§ **What is required**: Give back exactly the lines from the one with "Rebuild this chart" through the one with "Chart.register(...registerables);", inclusive, without the images.

Entries with chart source code
##############################

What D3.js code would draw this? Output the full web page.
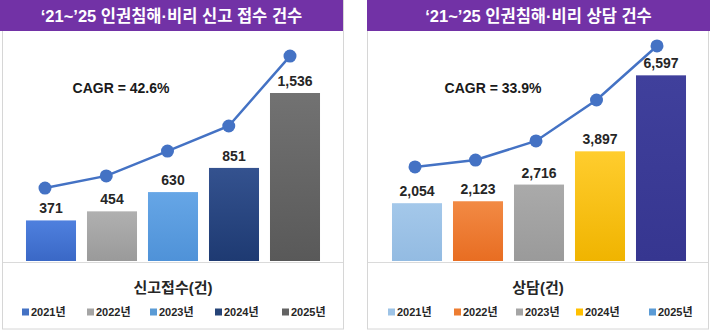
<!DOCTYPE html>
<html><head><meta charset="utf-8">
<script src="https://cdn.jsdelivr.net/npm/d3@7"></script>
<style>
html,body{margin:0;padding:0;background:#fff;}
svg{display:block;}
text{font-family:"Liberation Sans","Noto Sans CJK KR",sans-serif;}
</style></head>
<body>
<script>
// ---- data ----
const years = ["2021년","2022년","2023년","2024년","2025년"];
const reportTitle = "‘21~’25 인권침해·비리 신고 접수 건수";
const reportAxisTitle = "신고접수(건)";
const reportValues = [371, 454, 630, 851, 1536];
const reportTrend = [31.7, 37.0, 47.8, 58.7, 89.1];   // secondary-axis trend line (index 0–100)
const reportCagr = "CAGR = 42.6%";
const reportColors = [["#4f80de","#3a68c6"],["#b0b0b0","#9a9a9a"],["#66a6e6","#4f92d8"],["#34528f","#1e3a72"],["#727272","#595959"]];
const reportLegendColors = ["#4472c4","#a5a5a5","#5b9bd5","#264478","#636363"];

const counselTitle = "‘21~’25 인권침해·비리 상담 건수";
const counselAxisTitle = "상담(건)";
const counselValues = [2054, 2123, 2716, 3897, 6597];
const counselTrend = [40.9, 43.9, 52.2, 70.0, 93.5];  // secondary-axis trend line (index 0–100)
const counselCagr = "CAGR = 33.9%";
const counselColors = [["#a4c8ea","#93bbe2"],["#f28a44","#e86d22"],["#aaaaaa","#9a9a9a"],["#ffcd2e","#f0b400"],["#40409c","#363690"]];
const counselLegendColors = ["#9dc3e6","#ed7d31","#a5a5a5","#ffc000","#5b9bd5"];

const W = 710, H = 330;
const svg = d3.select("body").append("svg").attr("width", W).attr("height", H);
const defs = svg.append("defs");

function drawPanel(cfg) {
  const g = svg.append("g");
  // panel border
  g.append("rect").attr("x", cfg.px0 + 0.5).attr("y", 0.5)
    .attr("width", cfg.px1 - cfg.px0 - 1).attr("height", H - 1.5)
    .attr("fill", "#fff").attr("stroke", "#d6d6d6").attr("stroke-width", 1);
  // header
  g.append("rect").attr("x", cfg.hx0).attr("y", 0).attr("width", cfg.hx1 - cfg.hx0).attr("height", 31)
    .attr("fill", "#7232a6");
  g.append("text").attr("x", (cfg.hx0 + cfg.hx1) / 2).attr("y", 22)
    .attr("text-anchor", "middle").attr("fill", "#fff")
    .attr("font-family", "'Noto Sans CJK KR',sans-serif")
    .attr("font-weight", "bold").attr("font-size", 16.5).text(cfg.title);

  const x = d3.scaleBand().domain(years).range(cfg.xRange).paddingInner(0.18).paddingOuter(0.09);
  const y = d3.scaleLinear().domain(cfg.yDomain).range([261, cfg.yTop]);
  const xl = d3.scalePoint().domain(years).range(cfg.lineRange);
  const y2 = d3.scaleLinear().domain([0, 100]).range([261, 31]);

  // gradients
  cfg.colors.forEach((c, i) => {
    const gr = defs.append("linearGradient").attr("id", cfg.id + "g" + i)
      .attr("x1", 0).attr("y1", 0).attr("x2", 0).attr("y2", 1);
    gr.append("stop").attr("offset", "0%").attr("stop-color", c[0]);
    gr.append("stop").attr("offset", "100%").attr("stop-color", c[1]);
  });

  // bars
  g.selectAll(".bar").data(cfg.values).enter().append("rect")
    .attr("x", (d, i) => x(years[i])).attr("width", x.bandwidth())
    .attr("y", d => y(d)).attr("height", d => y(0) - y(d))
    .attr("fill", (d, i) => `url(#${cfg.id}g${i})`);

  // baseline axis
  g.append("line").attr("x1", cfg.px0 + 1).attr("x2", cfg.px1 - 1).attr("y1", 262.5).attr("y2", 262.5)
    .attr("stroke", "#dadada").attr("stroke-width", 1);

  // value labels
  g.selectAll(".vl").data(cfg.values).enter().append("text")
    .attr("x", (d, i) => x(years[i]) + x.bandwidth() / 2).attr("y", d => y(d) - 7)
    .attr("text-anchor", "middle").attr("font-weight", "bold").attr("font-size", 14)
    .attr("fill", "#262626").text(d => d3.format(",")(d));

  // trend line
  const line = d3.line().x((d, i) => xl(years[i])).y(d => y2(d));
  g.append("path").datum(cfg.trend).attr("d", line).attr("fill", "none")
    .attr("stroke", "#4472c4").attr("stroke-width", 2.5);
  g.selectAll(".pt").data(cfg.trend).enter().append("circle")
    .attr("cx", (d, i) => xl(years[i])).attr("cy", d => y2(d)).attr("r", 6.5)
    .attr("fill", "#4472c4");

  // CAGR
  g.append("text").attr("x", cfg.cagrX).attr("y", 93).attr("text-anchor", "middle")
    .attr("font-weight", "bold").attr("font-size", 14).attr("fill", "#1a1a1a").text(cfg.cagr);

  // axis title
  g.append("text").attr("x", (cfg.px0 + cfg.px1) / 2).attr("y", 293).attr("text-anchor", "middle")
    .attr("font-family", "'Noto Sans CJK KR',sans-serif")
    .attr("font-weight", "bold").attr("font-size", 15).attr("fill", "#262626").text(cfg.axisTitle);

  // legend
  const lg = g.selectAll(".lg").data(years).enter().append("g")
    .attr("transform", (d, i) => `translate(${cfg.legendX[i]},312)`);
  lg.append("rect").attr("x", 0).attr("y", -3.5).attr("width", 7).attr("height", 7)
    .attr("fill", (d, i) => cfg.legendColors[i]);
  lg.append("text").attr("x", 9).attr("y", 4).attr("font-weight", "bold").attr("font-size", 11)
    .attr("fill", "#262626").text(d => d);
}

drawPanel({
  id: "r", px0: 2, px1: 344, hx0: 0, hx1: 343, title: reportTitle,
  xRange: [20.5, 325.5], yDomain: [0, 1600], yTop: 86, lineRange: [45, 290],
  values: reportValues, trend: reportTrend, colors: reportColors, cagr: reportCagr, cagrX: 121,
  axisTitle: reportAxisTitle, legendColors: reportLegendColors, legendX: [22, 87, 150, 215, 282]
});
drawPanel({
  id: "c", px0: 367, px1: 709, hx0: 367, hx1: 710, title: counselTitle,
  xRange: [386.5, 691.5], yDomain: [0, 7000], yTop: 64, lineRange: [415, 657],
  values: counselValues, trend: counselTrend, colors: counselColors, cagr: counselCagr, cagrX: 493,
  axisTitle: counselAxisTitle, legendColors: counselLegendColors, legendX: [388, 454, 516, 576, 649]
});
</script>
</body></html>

##############################

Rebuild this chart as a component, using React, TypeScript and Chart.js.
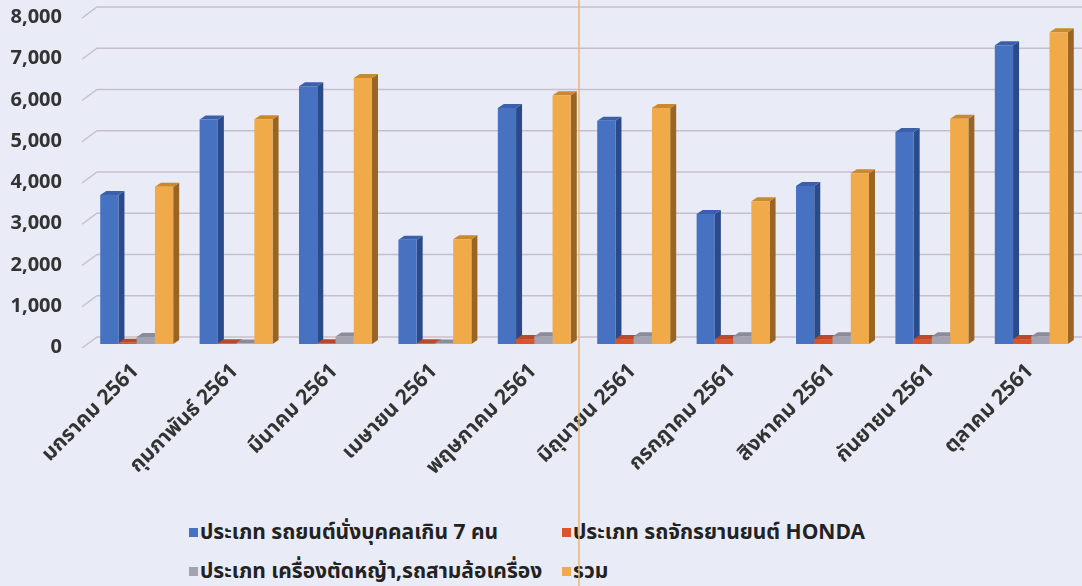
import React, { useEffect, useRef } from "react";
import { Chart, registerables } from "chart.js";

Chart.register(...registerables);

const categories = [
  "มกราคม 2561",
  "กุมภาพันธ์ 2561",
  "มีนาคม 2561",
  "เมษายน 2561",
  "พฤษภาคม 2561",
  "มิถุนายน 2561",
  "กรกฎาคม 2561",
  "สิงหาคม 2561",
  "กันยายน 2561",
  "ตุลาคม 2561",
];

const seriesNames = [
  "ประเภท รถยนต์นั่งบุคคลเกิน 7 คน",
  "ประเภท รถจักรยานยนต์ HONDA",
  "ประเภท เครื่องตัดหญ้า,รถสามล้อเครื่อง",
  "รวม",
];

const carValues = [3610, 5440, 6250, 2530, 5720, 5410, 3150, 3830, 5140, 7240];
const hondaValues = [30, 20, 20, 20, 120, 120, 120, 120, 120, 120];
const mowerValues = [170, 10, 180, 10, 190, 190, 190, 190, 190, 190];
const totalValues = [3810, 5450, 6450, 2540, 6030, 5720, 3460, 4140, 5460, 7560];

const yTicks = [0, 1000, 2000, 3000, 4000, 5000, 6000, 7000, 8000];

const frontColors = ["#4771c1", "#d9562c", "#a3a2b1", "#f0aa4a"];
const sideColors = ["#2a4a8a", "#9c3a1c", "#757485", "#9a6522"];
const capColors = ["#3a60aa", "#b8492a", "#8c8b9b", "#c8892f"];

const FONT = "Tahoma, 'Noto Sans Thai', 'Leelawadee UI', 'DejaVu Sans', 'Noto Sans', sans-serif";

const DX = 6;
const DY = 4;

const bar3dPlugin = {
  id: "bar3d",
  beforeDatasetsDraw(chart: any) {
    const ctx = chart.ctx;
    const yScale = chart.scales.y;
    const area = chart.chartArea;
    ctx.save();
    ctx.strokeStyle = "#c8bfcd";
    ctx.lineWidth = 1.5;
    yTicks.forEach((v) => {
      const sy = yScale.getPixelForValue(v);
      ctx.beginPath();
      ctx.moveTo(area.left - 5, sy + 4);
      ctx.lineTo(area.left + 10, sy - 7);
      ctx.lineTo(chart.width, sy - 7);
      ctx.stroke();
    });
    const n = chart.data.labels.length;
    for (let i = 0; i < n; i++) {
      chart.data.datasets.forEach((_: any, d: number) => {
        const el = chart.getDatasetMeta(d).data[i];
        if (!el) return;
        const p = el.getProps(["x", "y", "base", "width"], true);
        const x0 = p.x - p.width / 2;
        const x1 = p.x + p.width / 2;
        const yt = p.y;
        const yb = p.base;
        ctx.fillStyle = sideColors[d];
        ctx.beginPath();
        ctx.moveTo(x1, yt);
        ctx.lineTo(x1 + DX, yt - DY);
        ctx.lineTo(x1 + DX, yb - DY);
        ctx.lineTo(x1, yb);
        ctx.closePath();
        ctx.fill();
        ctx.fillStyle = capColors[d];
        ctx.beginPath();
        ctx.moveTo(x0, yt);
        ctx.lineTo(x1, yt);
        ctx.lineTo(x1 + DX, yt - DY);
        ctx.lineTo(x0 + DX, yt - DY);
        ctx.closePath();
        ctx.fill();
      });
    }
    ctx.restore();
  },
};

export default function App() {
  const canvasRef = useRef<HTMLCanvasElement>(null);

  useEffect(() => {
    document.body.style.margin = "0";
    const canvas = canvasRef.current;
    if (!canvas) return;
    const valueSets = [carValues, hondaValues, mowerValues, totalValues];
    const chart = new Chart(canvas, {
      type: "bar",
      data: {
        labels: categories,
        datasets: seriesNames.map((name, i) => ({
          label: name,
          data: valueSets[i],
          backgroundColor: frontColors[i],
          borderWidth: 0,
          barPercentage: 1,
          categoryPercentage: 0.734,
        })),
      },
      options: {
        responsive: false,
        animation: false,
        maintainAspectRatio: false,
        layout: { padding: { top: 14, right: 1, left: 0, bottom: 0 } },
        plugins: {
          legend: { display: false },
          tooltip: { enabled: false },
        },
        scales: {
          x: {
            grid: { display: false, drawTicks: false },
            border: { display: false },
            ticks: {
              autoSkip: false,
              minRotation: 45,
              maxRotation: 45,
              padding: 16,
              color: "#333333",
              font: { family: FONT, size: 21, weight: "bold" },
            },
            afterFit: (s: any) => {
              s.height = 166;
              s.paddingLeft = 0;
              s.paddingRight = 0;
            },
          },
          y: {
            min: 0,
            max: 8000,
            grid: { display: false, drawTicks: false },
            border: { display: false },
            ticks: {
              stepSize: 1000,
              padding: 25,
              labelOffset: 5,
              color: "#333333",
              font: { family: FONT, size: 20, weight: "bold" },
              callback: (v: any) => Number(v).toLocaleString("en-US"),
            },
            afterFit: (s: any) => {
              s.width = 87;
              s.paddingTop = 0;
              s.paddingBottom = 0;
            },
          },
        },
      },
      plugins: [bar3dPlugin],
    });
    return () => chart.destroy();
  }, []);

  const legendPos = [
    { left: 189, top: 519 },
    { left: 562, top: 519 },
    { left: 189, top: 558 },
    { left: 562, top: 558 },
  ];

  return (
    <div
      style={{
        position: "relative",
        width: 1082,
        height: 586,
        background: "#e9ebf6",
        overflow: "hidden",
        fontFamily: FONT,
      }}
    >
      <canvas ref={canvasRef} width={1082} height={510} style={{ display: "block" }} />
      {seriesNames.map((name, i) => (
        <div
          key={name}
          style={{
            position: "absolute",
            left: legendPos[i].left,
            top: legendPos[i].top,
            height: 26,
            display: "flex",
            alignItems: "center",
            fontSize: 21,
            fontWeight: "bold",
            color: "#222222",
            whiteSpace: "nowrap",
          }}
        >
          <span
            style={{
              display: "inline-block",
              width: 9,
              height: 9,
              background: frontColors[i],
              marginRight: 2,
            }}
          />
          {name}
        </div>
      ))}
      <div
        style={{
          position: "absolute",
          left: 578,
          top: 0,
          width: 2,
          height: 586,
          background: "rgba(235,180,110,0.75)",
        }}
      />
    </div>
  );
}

##############################

§ **Task answer**:
Rebuild this chart as a component, using React, TypeScript and Chart.js.
import React, { useEffect, useRef } from "react";
import { Chart, registerables } from "chart.js";

Chart.register(...registerables);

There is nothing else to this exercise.